After an encore brought them back and a wide-eyed Yankovic deadpanned “we were not expecting THIS,” the band did a first-time experiment: the Ventures’ surf-rock classic Wipe Out played in four keys at once. It was both proof he could pull off a Weird Al-style musical joke without any lyrics, and a reminder that music is something you play – much appreciated at a time when even throwback 90s party pop is taken very seriously.
It was also a reminder that parody music requires good musicians, and West and Jay got a chance to indulge that side a bit more at the Garrison after in a duo show as part of their Parallel Tour. (It also answered my question “what’s nerdier than the phrase ‘Weird Al deep cuts?'” The after-show by Weird Al’s band.)
Jim West, who’s originally from Toronto, is actually a top modern practitioner of traditional Hawaiian slack key guitar, and he treated his cold hometown to some of the laid-back open tuning instrumental acoustic guitar. “It’s a lot to wrap your brain around after Weird Al,” he admitted. “I guess the Hawaiian shirt is the common denominator.”

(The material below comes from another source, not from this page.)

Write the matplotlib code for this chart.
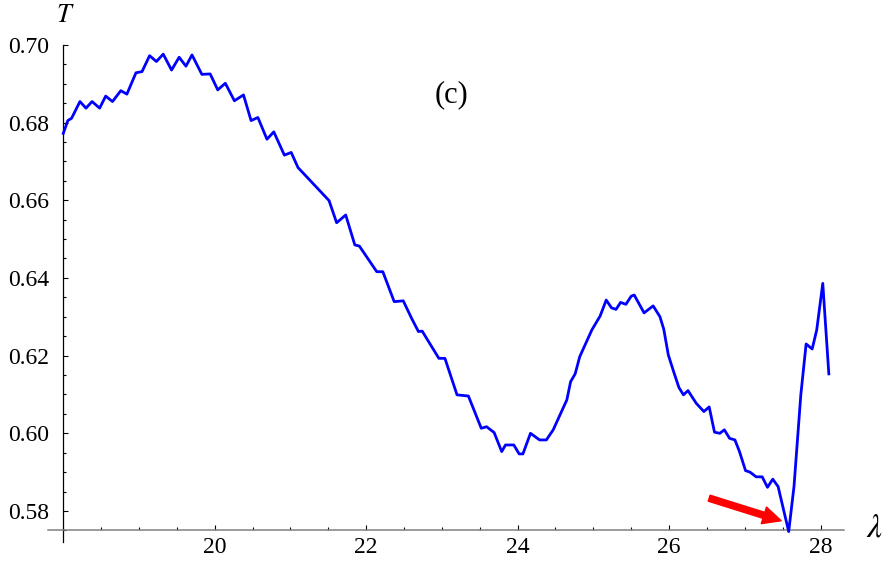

Stephen Jay, meanwhile, played some slap bass-driven funk songs and some tunes based around a resonator bass with guitar strings that he called Eva. Jay and West, “ancient musical bros” who met in the 70s before they even started playing with Weird Al, joined each other to jam on a few soulful tunes that sounded like they dated back to around that time.
All in all, very impressive. And very self-indulgent.